**WRITTEN TASK**
Reproduce all of the data below without alteration; exclude every picture.

**Rows from a dataset**
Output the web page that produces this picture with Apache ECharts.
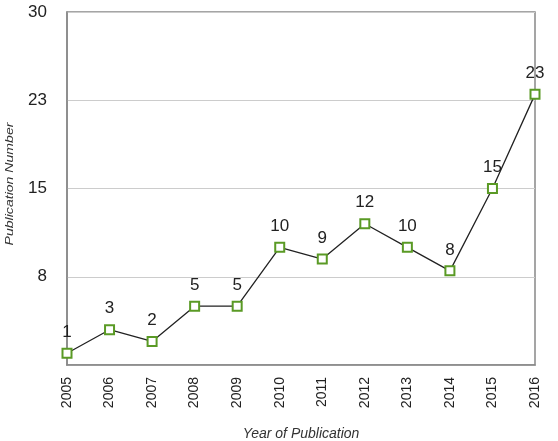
<!DOCTYPE html>
<html>
<head>
<meta charset="utf-8">
<script src="https://cdn.jsdelivr.net/npm/echarts@6/dist/echarts.min.js"></script>
<style>
html,body{margin:0;padding:0;background:#fff;}
#c{width:558px;height:441px;}
</style>
</head>
<body>
<div id="c"></div>
<script>
const years = ['2005','2006','2007','2008','2009','2010','2011','2012','2013','2014','2015','2016'];
const publications = [1,3,2,5,5,10,9,12,10,8,15,23];
const yTickLabels = {7.5:'8', 15:'15', 22.5:'23', 30:'30'};
const yAxisTitle = 'Publication Number';
const xAxisTitle = 'Year of Publication';

const chart = echarts.init(document.getElementById('c'), null, {renderer:'canvas'});
chart.setOption({
  animation:false,
  backgroundColor:'#fff',
  textStyle:{fontFamily:'Liberation Sans, Arial, sans-serif'},
  grid:{left:67,right:23,top:12,bottom:76,outerBoundsMode:'none',containLabel:false,show:true,borderColor:'#888',borderWidth:1.5,backgroundColor:'transparent'},
  graphic:[{
    type:'text',
    x:10, y:184,
    rotation:Math.PI/2,
    scaleX:1.28,
    style:{text:yAxisTitle,fontSize:11,fontStyle:'italic',fontFamily:'Liberation Sans, Arial, sans-serif',fill:'#333',align:'center',verticalAlign:'middle'}
  }],
  xAxis:{
    type:'category',
    data:years,
    boundaryGap:false,
    name:xAxisTitle,
    nameLocation:'middle',
    nameGap:62,
    nameTextStyle:{fontStyle:'italic',fontSize:14,color:'#333'},
    axisLine:{show:true,lineStyle:{color:'#888',width:1.5}},
    axisTick:{show:false},
    axisLabel:{rotate:90,fontSize:14,color:'#222',margin:12},
    splitLine:{show:false}
  },
  yAxis:{
    type:'value',
    min:0,max:30,interval:7.5,
    axisLine:{show:true,lineStyle:{color:'#888',width:1.5}},
    axisTick:{show:false},
    axisLabel:{fontSize:17,color:'#222',margin:20,formatter:v=>yTickLabels[v]||''},
    splitLine:{show:true,lineStyle:{color:'#ccc',width:1}}
  },
  series:[{
    type:'line',
    data:publications,
    symbol:'rect',
    symbolSize:9,
    itemStyle:{color:'#fff',borderColor:'#5a9a25',borderWidth:2},
    lineStyle:{color:'#222',width:1.3},
    label:{show:true,position:'top',distance:7,fontSize:17,color:'#222'}
  }]
});
</script>
</body>
</html>
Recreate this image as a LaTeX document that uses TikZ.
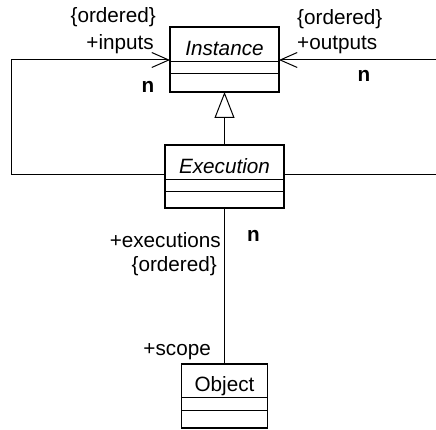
\documentclass[tikz,border=0pt]{standalone}
\usepackage{fontspec}
\setmainfont{Liberation Sans}
\usetikzlibrary{positioning}
\usetikzlibrary{arrows.meta}
\newcommand{\umlfont}{\fontsize{20.7}{24}\selectfont}
\tikzset{
  compart/.style={draw, line width=1pt, inner sep=0pt, outer sep=0pt, minimum width=#1},
  clsname/.style={compart=#1, minimum height=35pt, text height=22pt, text depth=0pt},
  abstract/.style={font=\umlfont\itshape},
  frame/.style={line width=1.6pt},
  assoc/.style={line width=1pt},
  navi/.style={assoc, -{Straight Barb[length=17pt,width=15pt]}},
  gen/.style={assoc, -{Triangle[open,length=26pt,width=20pt,line width=1pt]}},
  role/.style={inner sep=0pt},
  mult/.style={inner sep=0pt, font=\umlfont\bfseries},
}
\begin{document}
\begin{tikzpicture}[x=1pt,y=-1pt,every node/.append style={font=\umlfont}]
    \useasboundingbox (0,0) rectangle (436,430);
    \node[clsname=109pt, abstract] (InstN) at (224.5,44.5) {Instance};
    \node[compart=109pt, minimum height=12pt, below=0pt of InstN] (InstA) {};
    \node[compart=109pt, minimum height=18pt, below=0pt of InstA] (InstO) {};
    \node[clsname=119pt, abstract] (ExecN) at (224.5,162.5) {Execution};
    \node[compart=119pt, minimum height=12pt, below=0pt of ExecN] (ExecA) {};
    \node[compart=119pt, minimum height=16pt, below=0pt of ExecA] (ExecO) {};
    \node[clsname=86pt, minimum height=33pt] (ObjN) at (224.5,380.5) {Object};
    \node[compart=86pt, minimum height=13pt, below=0pt of ObjN] (ObjA) {};
    \node[compart=86pt, minimum height=18pt, below=0pt of ObjA] (ObjO) {};
    \draw[frame] (InstN.north west) rectangle (InstO.south east);
    \draw[frame] (ExecN.north west) rectangle (ExecO.south east);
    \draw[frame] (ObjN.north west) rectangle (ObjO.south east);
    \coordinate (LoopTL) at (11,60);
    \coordinate (LoopBL) at (11,175);
    \coordinate (OutT) at (436,60);
    \coordinate (OutB) at (436,175);
    \draw[navi] (ExecN.west |- LoopBL) -- (LoopBL) -- (LoopTL) -- (InstN.west |- LoopTL);
    \draw[navi] (OutT) -- (InstN.east |- OutT);
    \draw[assoc] (ExecN.east |- OutB) -- (OutB);
    \draw[gen] (ExecN.north) -- (InstO.south);
    \draw[assoc] (ExecO.south) -- (ObjN.north);
    \node[role, anchor=base east] (InOrd) at (156,22.5) {\{ordered\}};
    \node[role, anchor=base east] (InRole) at (154,50) {+inputs};
    \node[mult, anchor=base] (InMult) at (148,93) {n};
    \node[role, anchor=base west] (OutOrd) at (297,25) {\{ordered\}};
    \node[role, anchor=base west] (OutRole) at (297,50) {+outputs};
    \node[mult, anchor=base] (OutMult) at (364,82) {n};
    \node[role, anchor=base east] (ExRole) at (221,247.5) {+executions};
    \node[role, anchor=base east] (ExOrd) at (217,271.5) {\{ordered\}};
    \node[mult, anchor=base] (ExMult) at (253.5,241.5) {n};
    \node[role, anchor=base east] (ScopeRole) at (211,355.5) {+scope};
\end{tikzpicture}
\end{document}
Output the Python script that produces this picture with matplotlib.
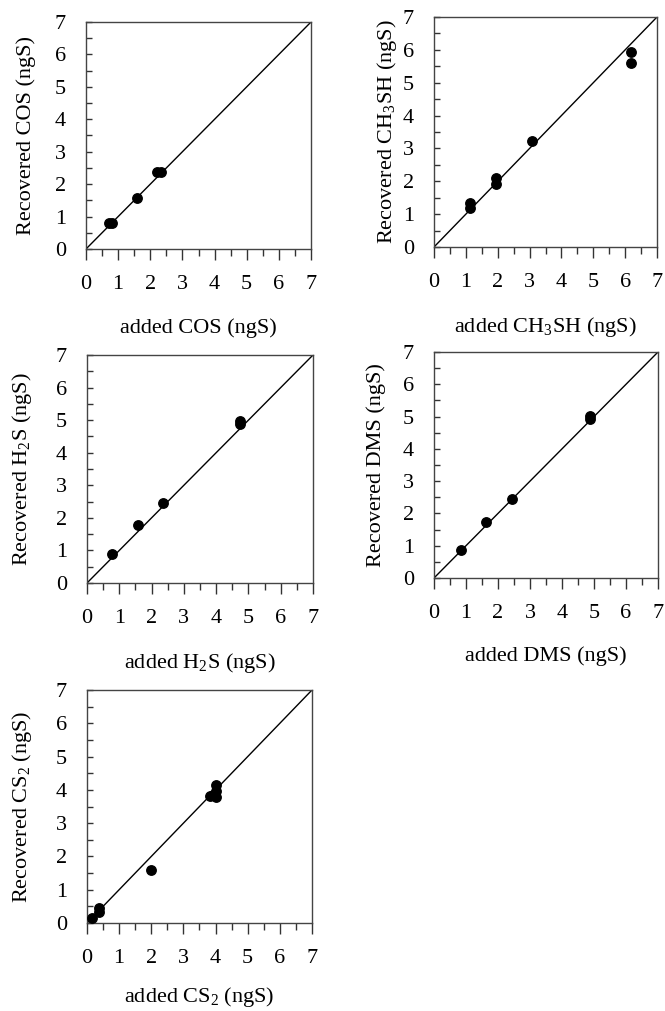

**EXPECTED ANSWER**
Output the web page that produces this picture with Apache ECharts.
<!DOCTYPE html>
<html>
<head>
<meta charset="utf-8">
<script src="https://cdn.jsdelivr.net/npm/echarts@6/dist/echarts.min.js"></script>
<style>
html,body{margin:0;padding:0;background:#fff;}
#c{width:558px;height:441px;}
</style>
</head>
<body>
<div id="c"></div>
<script>
const years = ['2005','2006','2007','2008','2009','2010','2011','2012','2013','2014','2015','2016'];
const publications = [1,3,2,5,5,10,9,12,10,8,15,23];
const yTickLabels = {7.5:'8', 15:'15', 22.5:'23', 30:'30'};
const yAxisTitle = 'Publication Number';
const xAxisTitle = 'Year of Publication';

const chart = echarts.init(document.getElementById('c'), null, {renderer:'canvas'});
chart.setOption({
  animation:false,
  backgroundColor:'#fff',
  textStyle:{fontFamily:'Liberation Sans, Arial, sans-serif'},
  grid:{left:67,right:23,top:12,bottom:76,outerBoundsMode:'none',containLabel:false,show:true,borderColor:'#888',borderWidth:1.5,backgroundColor:'transparent'},
  graphic:[{
    type:'text',
    x:10, y:184,
    rotation:Math.PI/2,
    scaleX:1.28,
    style:{text:yAxisTitle,fontSize:11,fontStyle:'italic',fontFamily:'Liberation Sans, Arial, sans-serif',fill:'#333',align:'center',verticalAlign:'middle'}
  }],
  xAxis:{
    type:'category',
    data:years,
    boundaryGap:false,
    name:xAxisTitle,
    nameLocation:'middle',
    nameGap:62,
    nameTextStyle:{fontStyle:'italic',fontSize:14,color:'#333'},
    axisLine:{show:true,lineStyle:{color:'#888',width:1.5}},
    axisTick:{show:false},
    axisLabel:{rotate:90,fontSize:14,color:'#222',margin:12},
    splitLine:{show:false}
  },
  yAxis:{
    type:'value',
    min:0,max:30,interval:7.5,
    axisLine:{show:true,lineStyle:{color:'#888',width:1.5}},
    axisTick:{show:false},
    axisLabel:{fontSize:17,color:'#222',margin:20,formatter:v=>yTickLabels[v]||''},
    splitLine:{show:true,lineStyle:{color:'#ccc',width:1}}
  },
  series:[{
    type:'line',
    data:publications,
    symbol:'rect',
    symbolSize:9,
    itemStyle:{color:'#fff',borderColor:'#5a9a25',borderWidth:2},
    lineStyle:{color:'#222',width:1.3},
    label:{show:true,position:'top',distance:7,fontSize:17,color:'#222'}
  }]
});
</script>
</body>
</html>
Recreate this image as a LaTeX document that uses TikZ.
\documentclass[tikz,border=0pt]{standalone}
\usepackage{fontspec}
\setmainfont{Liberation Sans}
\usetikzlibrary{positioning}
\usetikzlibrary{arrows.meta}
\newcommand{\umlfont}{\fontsize{20.7}{24}\selectfont}
\tikzset{
  compart/.style={draw, line width=1pt, inner sep=0pt, outer sep=0pt, minimum width=#1},
  clsname/.style={compart=#1, minimum height=35pt, text height=22pt, text depth=0pt},
  abstract/.style={font=\umlfont\itshape},
  frame/.style={line width=1.6pt},
  assoc/.style={line width=1pt},
  navi/.style={assoc, -{Straight Barb[length=17pt,width=15pt]}},
  gen/.style={assoc, -{Triangle[open,length=26pt,width=20pt,line width=1pt]}},
  role/.style={inner sep=0pt},
  mult/.style={inner sep=0pt, font=\umlfont\bfseries},
}
\begin{document}
\begin{tikzpicture}[x=1pt,y=-1pt,every node/.append style={font=\umlfont}]
    \useasboundingbox (0,0) rectangle (436,430);
    \node[clsname=109pt, abstract] (InstN) at (224.5,44.5) {Instance};
    \node[compart=109pt, minimum height=12pt, below=0pt of InstN] (InstA) {};
    \node[compart=109pt, minimum height=18pt, below=0pt of InstA] (InstO) {};
    \node[clsname=119pt, abstract] (ExecN) at (224.5,162.5) {Execution};
    \node[compart=119pt, minimum height=12pt, below=0pt of ExecN] (ExecA) {};
    \node[compart=119pt, minimum height=16pt, below=0pt of ExecA] (ExecO) {};
    \node[clsname=86pt, minimum height=33pt] (ObjN) at (224.5,380.5) {Object};
    \node[compart=86pt, minimum height=13pt, below=0pt of ObjN] (ObjA) {};
    \node[compart=86pt, minimum height=18pt, below=0pt of ObjA] (ObjO) {};
    \draw[frame] (InstN.north west) rectangle (InstO.south east);
    \draw[frame] (ExecN.north west) rectangle (ExecO.south east);
    \draw[frame] (ObjN.north west) rectangle (ObjO.south east);
    \coordinate (LoopTL) at (11,60);
    \coordinate (LoopBL) at (11,175);
    \coordinate (OutT) at (436,60);
    \coordinate (OutB) at (436,175);
    \draw[navi] (ExecN.west |- LoopBL) -- (LoopBL) -- (LoopTL) -- (InstN.west |- LoopTL);
    \draw[navi] (OutT) -- (InstN.east |- OutT);
    \draw[assoc] (ExecN.east |- OutB) -- (OutB);
    \draw[gen] (ExecN.north) -- (InstO.south);
    \draw[assoc] (ExecO.south) -- (ObjN.north);
    \node[role, anchor=base east] (InOrd) at (156,22.5) {\{ordered\}};
    \node[role, anchor=base east] (InRole) at (154,50) {+inputs};
    \node[mult, anchor=base] (InMult) at (148,93) {n};
    \node[role, anchor=base west] (OutOrd) at (297,25) {\{ordered\}};
    \node[role, anchor=base west] (OutRole) at (297,50) {+outputs};
    \node[mult, anchor=base] (OutMult) at (364,82) {n};
    \node[role, anchor=base east] (ExRole) at (221,247.5) {+executions};
    \node[role, anchor=base east] (ExOrd) at (217,271.5) {\{ordered\}};
    \node[mult, anchor=base] (ExMult) at (253.5,241.5) {n};
    \node[role, anchor=base east] (ScopeRole) at (211,355.5) {+scope};
\end{tikzpicture}
\end{document}
Output the Python script that produces this picture with matplotlib.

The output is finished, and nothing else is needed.